Multiple edges can be paired at once on 4×4, but you have to learn how to deal with a few special cases as well.

  • Do a slice move and line up 3 edges, then undo the slice move to pair them
  • Pair up the rest of the edges using cycles

L2E (last 2 edges) algorithms exist to some extent for all big cubes. They are not super important, but they do make you faster. On 4×4 there are only 4 algorithms, shown at the end of the video (and in the video description).

First 3 Cross Edges

Cross edges are difficult to find and pair efficiently without a lot of practice.

In this video I go over examples to help you with efficiency.

Half Centers

Half Centers is an optional technique for centers that should not be used every solve.

Why use half centers:

  • Often multiple half centers will already exist, so the initial step is very fast
  • The cube is reduced to <Rw, R, U> which avoids dealing with the partial cross
  • Look ahead is very easy (explained in the video)

When not to use half centers:

  • The initial setup can take too long if no half centers are made already
  • Often you can spot all 4 pieces of 1 color, making 1 center faster to start with

Half centers are not absolutely necessary to learn, but many people prefer to use it in many cases because it can often be faster. Some people exclusively use half centers on 4×4, but there is little evidence to suggest that half centers is always better.
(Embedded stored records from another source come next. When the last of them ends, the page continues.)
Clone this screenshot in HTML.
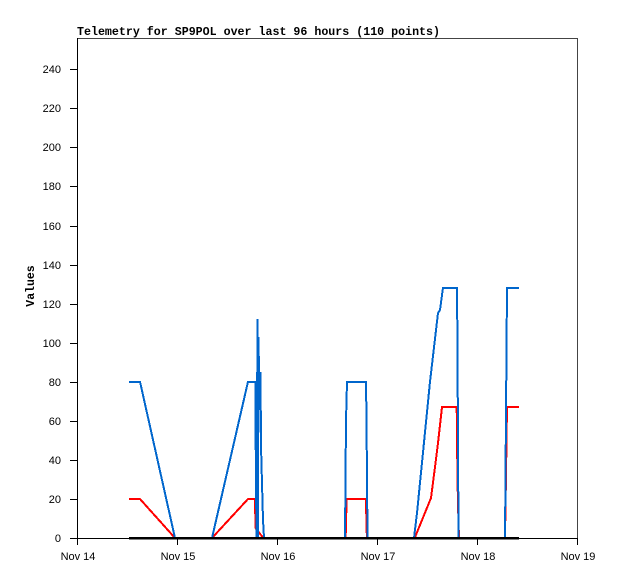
<!DOCTYPE html>
<html><head><meta charset="utf-8">
<style>
html,body{margin:0;padding:0;background:#fff;}
svg{display:block;}
</style></head>
<body>
<svg width="618" height="579" viewBox="0 0 618 579" xmlns="http://www.w3.org/2000/svg">
<rect width="618" height="579" fill="#fff"/>
<text x="77" y="35" font-family="Liberation Mono, monospace" font-weight="bold" font-size="11.5" textLength="363" lengthAdjust="spacingAndGlyphs" fill="#000">Telemetry for SP9POL over last 96 hours (110 points)</text>
<!-- frame -->
<path d="M77.5,38.5 H577.5 V538.5" fill="none" stroke="#444" stroke-width="1"/>
<path d="M77.5,38 V538.5 H578" fill="none" stroke="#000" stroke-width="1"/>
<!-- ticks -->
<g stroke="#000" stroke-width="1">
<path d="M70,538.5H77 M70,499.5H77 M70,460.5H77 M70,421.5H77 M70,382.5H77 M70,343.5H77 M70,304.5H77 M70,265.5H77 M70,226.5H77 M70,186.5H77 M70,147.5H77 M70,108.5H77 M70,69.5H77"/>
<path d="M77.5,538V545 M177.5,538V545 M277.5,538V545 M377.5,538V545 M477.5,538V545 M577.5,538V545"/>
</g>
<g font-family="Liberation Sans, sans-serif" font-size="11" fill="#000" text-anchor="end">
<text x="61" y="542">0</text>
<text x="61" y="503">20</text>
<text x="61" y="464">40</text>
<text x="61" y="425">60</text>
<text x="61" y="386">80</text>
<text x="61" y="347">100</text>
<text x="61" y="308">120</text>
<text x="61" y="269">140</text>
<text x="61" y="230">160</text>
<text x="61" y="190">180</text>
<text x="61" y="151">200</text>
<text x="61" y="112">220</text>
<text x="61" y="73">240</text>
</g>
<g font-family="Liberation Sans, sans-serif" font-size="11" fill="#000" text-anchor="middle">
<text x="78" y="560">Nov 14</text>
<text x="178" y="560">Nov 15</text>
<text x="278" y="560">Nov 16</text>
<text x="378" y="560">Nov 17</text>
<text x="478" y="560">Nov 18</text>
<text x="578" y="560">Nov 19</text>
</g>
<text transform="translate(34,286) rotate(-90)" font-family="Liberation Mono, monospace" font-weight="bold" font-size="11.5" text-anchor="middle" fill="#000">Values</text>
<!-- red series -->
<path shape-rendering="crispEdges" d="M129,499 L140,499 L175,538 L212,538 L248,499 L255,499 L255.5,528 L263.3,538 L345.5,538 L346,528 L346.5,499 L366,499 L366.5,528 L367,538 L414.7,538 L431,498 L435,467 L438,443 L442,407 L456.7,407 L457,440 L457.5,477 L458,505 L459,538 L505,538 L505.5,505 L506,477 L506.5,440 L507,407 L519,407" fill="none" stroke="#ff0000" stroke-width="2" stroke-linejoin="miter"/>
<!-- blue series -->
<path shape-rendering="crispEdges" d="M129,381.75 L140,381.75 L175,538 L212,538 L248,381.75 L255.5,381.75 L255.5,420 L256.5,538 L257.5,319 L258,538 L258.5,337 L259.5,410 L260.5,372 L261,446 L262,483 L263,520 L264,538 L345,538 L346,420 L347,382 L366,382 L366.5,420 L367.5,538 L414,538 L417,513 L430,381.75 L438,313 L440,310 L442,295 L443,288 L457,288 L457.5,350 L458.5,538 L505,538 L505.5,477 L506.5,350 L507,288 L519,288" fill="none" stroke="#0066cc" stroke-width="2" stroke-linejoin="miter"/>
<!-- black zero series -->
<path d="M129,538.2 L519,538.2" fill="none" stroke="#000" stroke-width="2.5"/>
</svg>
</body></html>
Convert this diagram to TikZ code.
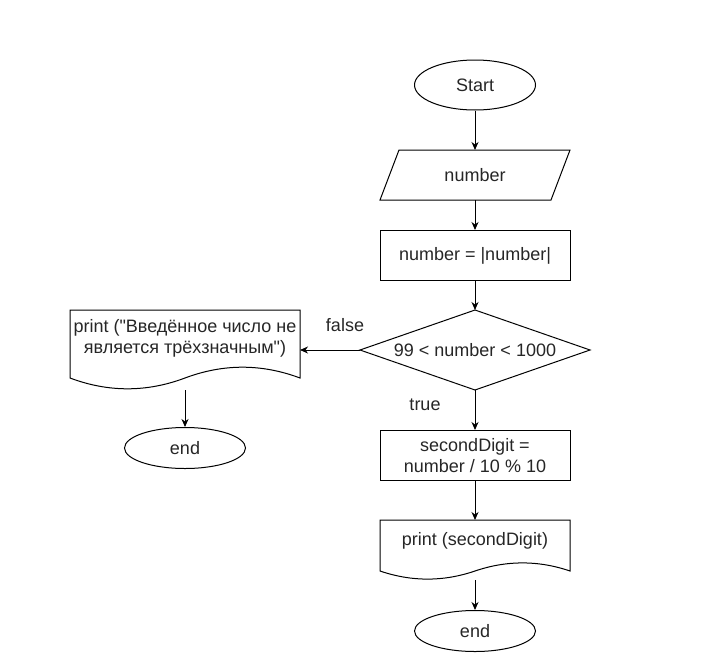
\documentclass[tikz,border=0pt]{standalone}
\usepackage{fontspec}
\setmainfont{Liberation Sans}
\newfontfamily\arialfont{Liberation Sans}
\usetikzlibrary{arrows.meta,shapes.geometric}
\begin{document}
\begin{tikzpicture}[x=1pt,y=-1pt,
  line width=1pt,
  every node/.style={font=\arialfont\fontsize{18}{21.6}\selectfont, text=black!85, align=center},
  term/.style={ellipse, draw, minimum width=121, minimum height=50, inner sep=0},
  endterm/.style={ellipse, draw, minimum width=121, minimum height=41, inner sep=0},
  procbox/.style={rectangle, draw, minimum width=190, minimum height=50, inner sep=0},
  frame/.style={rectangle, draw=none, inner sep=0, outer sep=0},
  flow/.style={-{Stealth[length=8pt,width=7pt,inset=2.5pt]}, line width=1pt}
]
\useasboundingbox (0,0) rectangle (711,661);

% start
\node[term] (start) at (475,85) {Start};

% input parallelogram
\node[frame, minimum width=190, minimum height=50] (inp) at (475,175) {number};
\draw[shift={(inp.north west)}] (19,0) -- (190,0) -- (171,50) -- (0,50) -- cycle;

% abs
\node[procbox] (absn) at (475,255.5) {number = |number|};

% decision
\node[frame, minimum width=230, minimum height=80] (dec) at (475,350) {99 < number < 1000};
\draw (dec.north) -- (dec.east) -- (dec.south) -- (dec.west) -- cycle;

% compute
\node[procbox] (calc) at (475,455.5) {secondDigit =\\ number / 10 \% 10};

% output right (document)
\node[frame, minimum width=190, minimum height=60] (docr) at (475,550) {};
\draw[shift={(docr.north west)}] (0,0) -- (190,0) -- (190,51)
  .. controls (158.33,40.2) and (126.67,40.2) .. (95,51)
  .. controls (63.33,61.8) and (31.67,61.8) .. (0,51) -- cycle;
\node (docrtext) at (475,541) {print (secondDigit)};

% end right
\node[endterm] (endr) at (475,631) {end};

% output left (document)
\node[frame, minimum width=230, minimum height=80] (docl) at (185,350) {};
\draw[shift={(docl.north west)}] (0,0) -- (230,0) -- (230,68)
  .. controls (191.67,53.6) and (153.33,53.6) .. (115,68)
  .. controls (76.67,82.4) and (38.33,82.4) .. (0,68) -- cycle;
\node (doclText) at (185,338.5) {print ("Введённое число не\\является трёхзначным")};

% end left
\node[endterm] (endl) at (185,448) {end};

% labels
\node (lblfalse) at (345,325) {false};
\node (lbltrue) at (425,405) {true};

% connectors
\draw[flow] (start) -- (inp);
\draw[flow] (inp) -- (absn);
\draw[flow] (absn) -- (dec);
\draw[flow] (dec.south) -- (calc);
\draw[flow] (calc) -- (docr);
\draw[flow] (docr) -- (endr);
\draw[flow] (dec.west) -- (docl.east);
\draw[flow] (docl) -- (endl);
\end{tikzpicture}
\end{document}
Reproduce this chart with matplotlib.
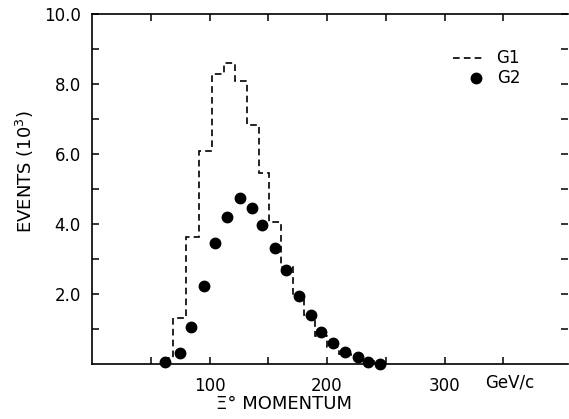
import matplotlib
matplotlib.use('Agg')
import matplotlib.pyplot as plt

# G1: dashed histogram (bin edges in GeV/c, heights in 10^3 events)
g1_edges = [60, 69, 80, 91, 102, 112, 122, 132, 142, 151, 161, 171, 180,
            190, 200, 210, 220, 230, 240, 250]
g1_counts = [0.18, 1.32, 3.64, 6.09, 8.29, 8.59, 8.09, 6.83, 5.47, 4.05,
             2.76, 1.95, 1.40, 0.80, 0.50, 0.30, 0.18, 0.08, 0.03]

# G2: filled dots
g2_p = [62, 75, 84, 95, 105, 115, 126, 136, 145, 156, 165, 176, 186, 195,
        205, 215, 226, 235, 245]
g2_counts = [0.07, 0.32, 1.07, 2.24, 3.45, 4.21, 4.73, 4.47, 3.97, 3.32,
             2.69, 1.94, 1.41, 0.92, 0.59, 0.34, 0.21, 0.07, 0.0]

x_labels = {100: '100', 200: '200', 300: '300'}
y_ticks = [2, 4, 6, 8, 10]
y_labels = ['2.0', '4.0', '6.0', '8.0', '10.0']

plt.rcParams['font.family'] = 'DejaVu Sans'

fig = plt.figure(figsize=(5.69, 4.19), dpi=100)
ax = fig.add_axes([92 / 569, 1 - 364 / 419, 476 / 569, 350 / 419])

ax.stairs(g1_counts, g1_edges, color='black', lw=1.2,
          linestyle=(0, (4, 2.5)), baseline=None)
ax.plot(g2_p, g2_counts, 'o', color='black', ms=7.5, clip_on=False)

ax.set_xlim(0, 405)
ax.set_ylim(0, 10)

ax.set_xticks(range(50, 400, 50))
ax.set_xticklabels([x_labels.get(v, '') for v in range(50, 400, 50)], fontsize=12)
ax.set_yticks(range(1, 11))
ax.set_yticklabels([y_labels[y_ticks.index(v)] if v in y_ticks else '' for v in range(1, 11)],
                   fontsize=12)
ax.tick_params(direction='in', length=5, width=1.1, top=True, right=True, pad=8)
ax.tick_params(axis='x', pad=9)

for s in ['left', 'bottom', 'top']:
    ax.spines[s].set_linewidth(1.2)
ax.spines['right'].set_visible(False)

ax.text(0.878, -0.054, 'GeV/c', transform=ax.transAxes, fontsize=12,
        ha='center', va='center')

# legend drawn by hand
ax.plot([0.758, 0.821], [0.874, 0.874], transform=ax.transAxes, color='black',
        lw=1.2, linestyle=(0, (4, 2.5)))
ax.text(0.849, 0.874, 'G1', transform=ax.transAxes, fontsize=12, va='center')
ax.plot([0.807], [0.817], 'o', transform=ax.transAxes, color='black', ms=7.5)
ax.text(0.851, 0.817, 'G2', transform=ax.transAxes, fontsize=12, va='center')

fig.text(0.043, 0.59, 'EVENTS (10$^3$)', rotation=90, fontsize=13,
         ha='center', va='center')
fig.text(0.5, 0.036, 'Ξ° MOMENTUM', fontsize=13, ha='center', va='center')

fig.savefig('out.png', dpi=100)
Think of it as another option compared to solving centers 1 by 1. If you really like half centers, you can even use it most of the time.

OLL Parity Tricks

Sometimes when you get OLL parity, you can set up into an OLL skip. Other times, you can just predict what the OLL will be to reduce a pause.

As a general guideline, it’s better to do OLL parity + OLL algorithm rather than an OLL skip trick, if they take about the same amount of time. This is because recognizing OLL parity can be done during the last F2L slot, leading straight into OLL parity. However, recognizing an OLL skip case is more difficult. So OLL skip cases should only be used when they are truly much faster.

4×4 OLL Skip Trainer

PLL Parity Tricks

PLL Parity can be done in a few ways, and one of those ways tends to result in a better PLL + parity combination. For example, avoiding G perms and forcing good PLLs will make your last layer faster.

In general:

  • For solved corners, force U Perm if possible
  • For adjacent corners, avoid F/G perms
  • For diagonal corners, force Y Perm if possible

4×4 OLL Parity Cases Trainer

Next Steps

There some things you can do to further help with your efficiency:

  • Influence the 2nd center during first center
  • Preserve cross edges during F2C if convenient
  • Influence other centers during L4C
  • Remember F2L edge locations during edge pairing

Each of these will only help you improve by a little bit, but doing them all will help a lot. Big cubes (4×4+) are rather simple for efficiency compared to 3×3. The most important thing is turning slow enough to keep looking ahead, but also at a decently fast rate to have fast solves. Especially during steps that are heavy on look ahead (all the edge pairing steps), you should turn slightly slower to reduce pausing.